The Effects of Transportation on Early Childhood Development

 

by Julien Vincelot and Patrin Watanatada, Bernard van Leer Foundation

If you were in Los Angeles one morning last September, you might have noticed small groups of adults making their way downtown on foot while pushing empty strollers or carrying bags of rice as heavy as an 18-month-old child. These men and women had come from Amsterdam, California, Dakar, London, Madrid, New York City, Shenzhen, Tel Aviv, and other cities to contribute their expertise to an Urban95 meeting on urban transport for families, hosted by the Bernard van Leer Foundation. Urban95 asks city leaders, planners, designers, and engineers: “If you could experience the city from 95 cm—the height of a three year old— what would you change?”

Babies and toddlers deserve a good start in life, and the best way to achieve that is to support the people who care for them. So, what does this have to do with transportation?

 

Urban Transportation and the Developing Brain

Between conception and age three, the brain is developing rapidly and is more sensitive to external experiences and inputs—both negative and positive—than at any other time in life. These experiences set the foundation for health and learning in later childhood and into adulthood. And they are powerfully influenced by the mothers, fathers, uncles, aunts, grandparents, siblings, friends, and professionals who care for them. These primary caregivers not only influence the quality of food, play, and healthcare but they also provide warm, responsive human interactions that the developing brain depends on to build neural connections.

Urban transportation can affect the quality of the experiences that shape the developing brain— for good and for bad. It affects access to healthy food, healthcare, childcare, and other key early childhood services. The quality of transportation and planning affects the extent to which pregnant women, babies, and toddlers can access the services they need for healthy development: sources of healthy food, well-baby clinics, and other primary healthcare, childcare, parks, and play spaces.

It can cause stress for caregivers. Traveling in the city can be tiring, long, stressful, or dangerous for caregivers, which affects the quality and amount of responsive care they can provide.

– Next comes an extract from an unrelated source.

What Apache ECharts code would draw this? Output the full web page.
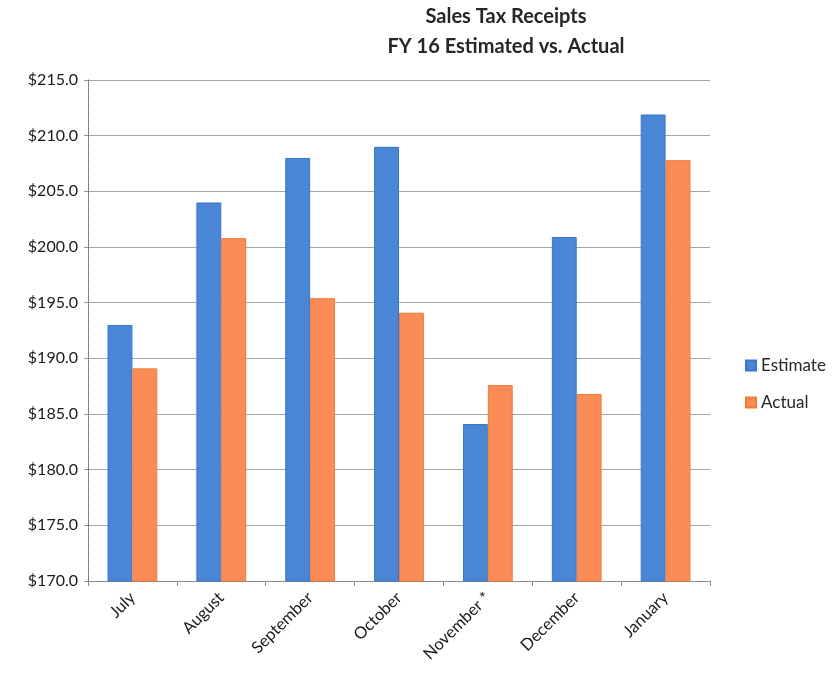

It can pollute the air. For children under five, the top two causes of death are preterm birth complications and lower respiratory illnesses. In urban areas, air pollution from vehicles is a significant contributor to both. What’s more, the damage air pollution causes to still-maturing brains and lungs—asthma, cancer, cognitive impairment, and reduced lung functioning—can last a lifetime.

 

How City Planners and Transport Agencies Can Build Healthy Brains

Better walking and cycling infrastructure, widespread, affordable and safe public transportation, and low-emission zones benefit every urban dweller, including babies, toddlers, and the people who care for them. But until these exist throughout every city, we encourage cities to prioritize the health of their youngest residents and the adults they will become by considering the following:

  • 20-minute (or less) neighborhoods for babies. City planning for the needs of pregnant women, babies, and toddlers starts with understanding where they live and where they need to go. Shortening distances to key early childhood services is one of the best things a city can do for the healthy development of its babies and toddlers. Researchers at Turkey’s Kadir Has University and the TESEV thinktank have produced Istanbul’s first map of children under five by income level, and some of its municipalities are beginning to use the map to plan home visits and public spaces. In Tel Aviv, Israel, the departments of Community, Culture & Sports and Social Services are collaborating to share physical facilities to locate early childhood services closer to families. This is being piloted in five community centers with the goal to allow parents to walk to well-baby clinics.